Pennsylvania DEP approves permit for Tri-County Landfill in Mercer County

The operating permit will allow Tri-County Inc. to construct a new landfill within the 99-acre footprint of the old one and bring in up to 4,000 tons of trash a day.


The Pennsylvania Department of Environmental Protection has approved the first of a handful of permits needed to reopen the Tri-County Landfill near Grove City in Mercer County, reports the Pittsburgh Post-Gazette.

The DEP operating permit, announced Dec. 28, allows Tri-County Inc. to construct a new landfill within the 99-acre footprint of the old one and bring in 600 truckloads or up to 4,000 tons of trash a day. It also requires the landfill operator to excavate more than 1.5 million cubic yards of waste from the old unlined landfill and relocate it to new lined and monitored areas of the landfill.

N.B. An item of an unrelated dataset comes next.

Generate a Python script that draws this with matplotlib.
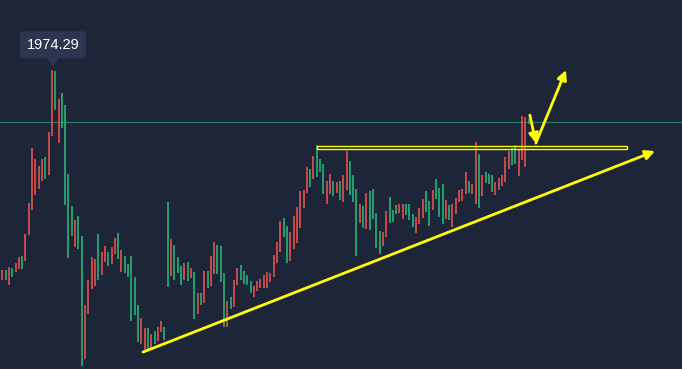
import matplotlib
matplotlib.use('Agg')
import matplotlib.pyplot as plt
from matplotlib.patches import Rectangle, Polygon

# bar data (high / low per bar, r = red bar, g = green bar)
highs = [1374, 1374, 1383, 1380, 1395, 1413, 1416, 1482, 1575, 1740,
         1707, 1686, 1707, 1713, 1788, 1974.29, 1971, 1887, 1905, 1869,
         1662, 1566, 1524, 1536, 1476, 1269, 1344, 1413, 1407, 1482,
         1428, 1446, 1428, 1443, 1470, 1485, 1434, 1416, 1392, 1416,
         1353, 1269, 1230, 1200, 1200, 1182, 1191, 1203, 1221, 1203,
         1578, 1467, 1449, 1413, 1386, 1395, 1398, 1380, 1368, 1305,
         1305, 1371, 1371, 1416, 1458, 1449, 1446, 1365, 1281, 1293,
         1344, 1380, 1389, 1371, 1359, 1341, 1326, 1341, 1347, 1359,
         1368, 1365, 1419, 1458, 1521, 1530, 1506, 1488, 1536, 1563,
         1611, 1614, 1683, 1677, 1716, 1749, 1707, 1692, 1641, 1662,
         1641, 1638, 1641, 1659, 1731, 1701, 1659, 1617, 1572, 1566,
         1605, 1611, 1617, 1545, 1491, 1488, 1551, 1593, 1554, 1569,
         1572, 1572, 1572, 1572, 1542, 1533, 1560, 1587, 1611, 1581,
         1614, 1647, 1620, 1632, 1584, 1569, 1572, 1590, 1614, 1617,
         1668, 1641, 1632, 1758, 1722, 1659, 1668, 1662, 1659, 1638,
         1650, 1659, 1713, 1731, 1740, 1749, 1734, 1836, 1833, 1827]
lows = [1344, 1344, 1329, 1353, 1368, 1377, 1377, 1401, 1479, 1554,
        1599, 1617, 1641, 1647, 1659, 1776, 1854, 1755, 1800, 1569,
        1410, 1476, 1443, 1437, 1086, 1107, 1242, 1317, 1326, 1344,
        1359, 1398, 1386, 1392, 1422, 1407, 1368, 1365, 1353, 1221,
        1239, 1158, 1152, 1134, 1134, 1137, 1152, 1161, 1188, 1164,
        1323, 1356, 1344, 1365, 1329, 1344, 1341, 1350, 1227, 1242,
        1269, 1275, 1320, 1326, 1362, 1362, 1338, 1203, 1203, 1257,
        1263, 1329, 1344, 1332, 1329, 1305, 1293, 1311, 1320, 1320,
        1320, 1338, 1353, 1395, 1428, 1473, 1395, 1401, 1437, 1455,
        1500, 1560, 1605, 1623, 1647, 1653, 1668, 1602, 1572, 1602,
        1596, 1605, 1584, 1578, 1614, 1599, 1578, 1416, 1515, 1500,
        1497, 1494, 1527, 1440, 1422, 1446, 1473, 1515, 1518, 1542,
        1545, 1527, 1539, 1524, 1503, 1485, 1512, 1530, 1548, 1506,
        1554, 1587, 1533, 1512, 1527, 1524, 1503, 1542, 1578, 1581,
        1602, 1605, 1602, 1572, 1560, 1596, 1635, 1632, 1608, 1599,
        1614, 1626, 1638, 1677, 1689, 1692, 1656, 1704, 1683, 1812]
colours = ("rgrgrrgrrr" "rrrgrrgrgg" "ggrggrrrrg" "rrgrrgrggg" "ggrrgrgrrg"
           "grgggrgrgr" "grgrrgggrg" "rrggggrrrr" "rrrrrggrrr" "rrrgrgggrr"
           "grgrrgggrg" "rggggrrggg" "rrgggrrrgg" "rgggrgrrrr" "rgrrgrgggr"
           "rrrrggrrrg")

peak_label = "1974.29"
ref_level = 1817                      # thin green horizontal line
box_x = [95.1, 188.7]                 # yellow resistance box
box_y = [1738, 1745]
trend_x = [42.5, 197.2]               # rising support line
trend_y = [1128, 1731]
v_x = [159.4, 161.2, 170.3]           # pullback then breakout arrows
v_y = [1839, 1755, 1974]

bg = '#1d2538'
red = '#ef5350'
green = '#26b97b'
yellow = '#ffff00'

fig = plt.figure(figsize=(6.82, 3.69), dpi=100, facecolor=bg)
ax = fig.add_axes([0, 0, 1, 1], facecolor=bg)

idx = list(range(len(highs)))
cols = [red if c == 'r' else green for c in colours]
ax.vlines(idx, lows, highs, colors=cols, linewidth=1.15, zorder=2)

ax.axhline(ref_level, color='#2b7a5e', linewidth=0.9, zorder=1)

ax.add_patch(Rectangle((box_x[0], box_y[0]), box_x[1] - box_x[0], box_y[1] - box_y[0],
                       fill=False, edgecolor=yellow, linewidth=1.0, zorder=4))

arrow = dict(arrowstyle='-|>', color=yellow, lw=2.0, mutation_scale=14,
             shrinkA=0, shrinkB=0)
ax.annotate('', xy=(trend_x[1], trend_y[1]), xytext=(trend_x[0], trend_y[0]),
            arrowprops=arrow, zorder=5)
ax.annotate('', xy=(v_x[1], v_y[1]), xytext=(v_x[0], v_y[0]),
            arrowprops=arrow, zorder=5)
ax.annotate('', xy=(v_x[2], v_y[2]), xytext=(v_x[1], v_y[1]),
            arrowprops=arrow, zorder=5)

# price tooltip over the top bar
top = highs.index(max(highs))
ax.text(top + 0.3, 2050, peak_label, ha='center', va='center', color='white',
        fontsize=10.5, family='Liberation Sans', zorder=6,
        bbox=dict(boxstyle='round,pad=0.45,rounding_size=0.2', fc='#2c3650', ec='none'))
ax.add_patch(Polygon([[top - 2.1, 2017], [top + 2.7, 2017], [top + 0.3, 1984]],
                     closed=True, fc='#2c3650', ec='none', zorder=6))

ax.set_xlim(-0.695, 205.35)
ax.set_ylim(1077.29, 2184.29)
ax.axis('off')

plt.savefig('out.png', dpi=100, facecolor=bg)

Reopening the landfill, which started operating in Liberty and Pine townships in 1950 and closed in 1990 after it couldn’t meet new state regulations, was opposed by those testifying at a public hearing in October 2019. They said the permit would allow the previous municipal trash landfill to also accept residual waste, a classification that includes construction waste, acid mine drainage sludge, and radioactive shale oil and gas drilling waste.

“DEP carefully reviewed the information contained in the permit applications, asked many questions and were eventually satisfied that Tri-County provided sufficient information to meet the regulatory requirements for approval,” James Miller, director of the DEP Northwest Regional Office, said in a DEP news release. “We gave careful consideration to the comments received from residents and Liberty and Pine townships and made sure Tri-County’s application addressed those concerns.”

Edward R. Vogel, vice president of Vogel Holding Inc., which owns the Tri-County Landfill and another in Butler County, told the Post-Gazette the amount of waste material from shale gas drilling and fracking operations ''depends on the market,” and added that most of that waste is handled by larger disposal firms.

Tri-County has applied for additional permits for water discharges, wetland mitigation and air emissions, and operation of the landfill cannot begin until all are approved. Mr. Vogel said he expects those approvals soon.